**DIRECTIONS:** Every line that contains the word "chart" should be copied.

**STORED DATA:**
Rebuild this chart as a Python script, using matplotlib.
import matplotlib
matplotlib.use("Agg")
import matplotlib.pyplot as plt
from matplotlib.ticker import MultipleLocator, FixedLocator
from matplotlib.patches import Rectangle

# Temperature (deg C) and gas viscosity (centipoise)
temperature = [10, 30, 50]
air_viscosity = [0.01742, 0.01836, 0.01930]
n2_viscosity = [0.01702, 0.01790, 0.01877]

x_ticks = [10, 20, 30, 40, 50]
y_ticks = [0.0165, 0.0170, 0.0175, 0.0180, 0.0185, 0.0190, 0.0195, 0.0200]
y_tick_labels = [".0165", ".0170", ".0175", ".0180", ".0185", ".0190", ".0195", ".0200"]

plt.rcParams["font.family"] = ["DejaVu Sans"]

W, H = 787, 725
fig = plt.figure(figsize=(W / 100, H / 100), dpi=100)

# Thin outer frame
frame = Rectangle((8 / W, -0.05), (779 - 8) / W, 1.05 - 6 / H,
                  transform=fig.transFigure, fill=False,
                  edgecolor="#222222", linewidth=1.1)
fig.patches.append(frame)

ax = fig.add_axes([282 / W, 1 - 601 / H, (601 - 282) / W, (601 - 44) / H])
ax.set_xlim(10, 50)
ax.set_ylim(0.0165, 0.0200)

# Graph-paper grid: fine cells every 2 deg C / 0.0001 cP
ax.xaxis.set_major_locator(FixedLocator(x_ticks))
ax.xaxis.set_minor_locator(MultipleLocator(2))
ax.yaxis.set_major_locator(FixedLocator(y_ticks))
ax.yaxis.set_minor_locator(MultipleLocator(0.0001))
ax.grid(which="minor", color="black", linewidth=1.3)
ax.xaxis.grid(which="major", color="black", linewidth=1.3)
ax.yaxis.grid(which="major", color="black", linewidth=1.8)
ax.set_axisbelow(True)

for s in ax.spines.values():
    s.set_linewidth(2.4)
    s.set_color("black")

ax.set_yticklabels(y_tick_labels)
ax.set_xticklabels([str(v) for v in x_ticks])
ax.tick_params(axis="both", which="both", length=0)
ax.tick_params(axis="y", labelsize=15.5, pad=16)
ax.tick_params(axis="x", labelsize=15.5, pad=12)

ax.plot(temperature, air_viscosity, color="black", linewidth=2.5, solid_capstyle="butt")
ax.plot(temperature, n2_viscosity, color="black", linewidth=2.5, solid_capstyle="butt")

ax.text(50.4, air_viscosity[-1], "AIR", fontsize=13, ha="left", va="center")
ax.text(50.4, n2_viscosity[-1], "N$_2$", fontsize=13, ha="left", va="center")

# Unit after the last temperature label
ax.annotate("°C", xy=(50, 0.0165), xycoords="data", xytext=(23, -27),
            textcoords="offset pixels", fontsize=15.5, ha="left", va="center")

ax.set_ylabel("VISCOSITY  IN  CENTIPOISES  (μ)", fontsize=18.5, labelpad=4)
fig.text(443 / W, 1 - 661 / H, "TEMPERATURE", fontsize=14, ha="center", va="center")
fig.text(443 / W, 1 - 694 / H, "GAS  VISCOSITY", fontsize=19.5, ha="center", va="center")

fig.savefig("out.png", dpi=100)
...
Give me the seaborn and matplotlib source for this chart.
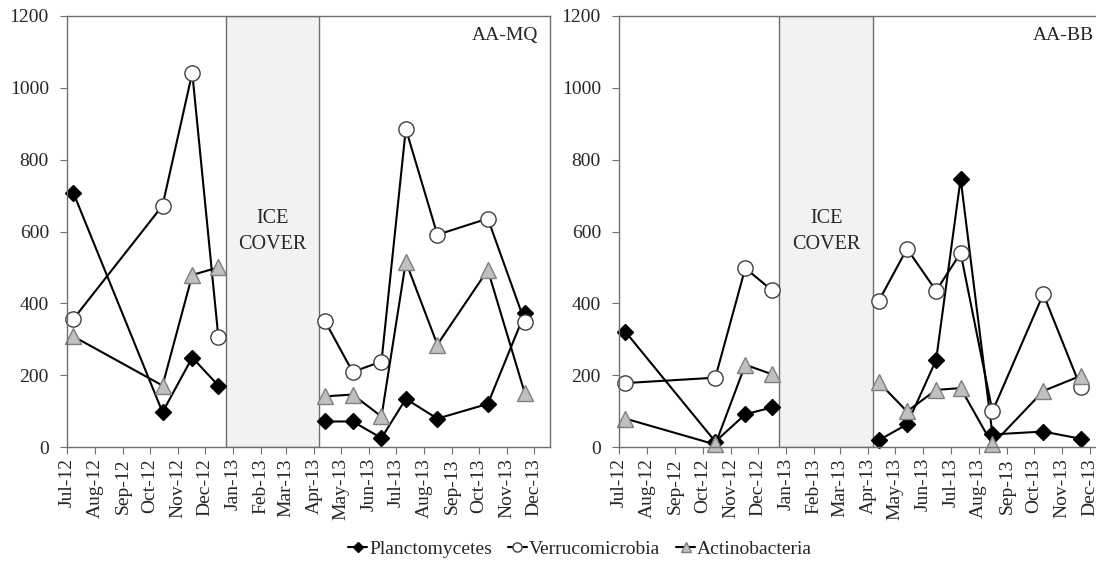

**SOLUTION TO THIS PROBLEM:**
Rebuild this chart as a Python script, using matplotlib.
Give me the seaborn and matplotlib source for this chart.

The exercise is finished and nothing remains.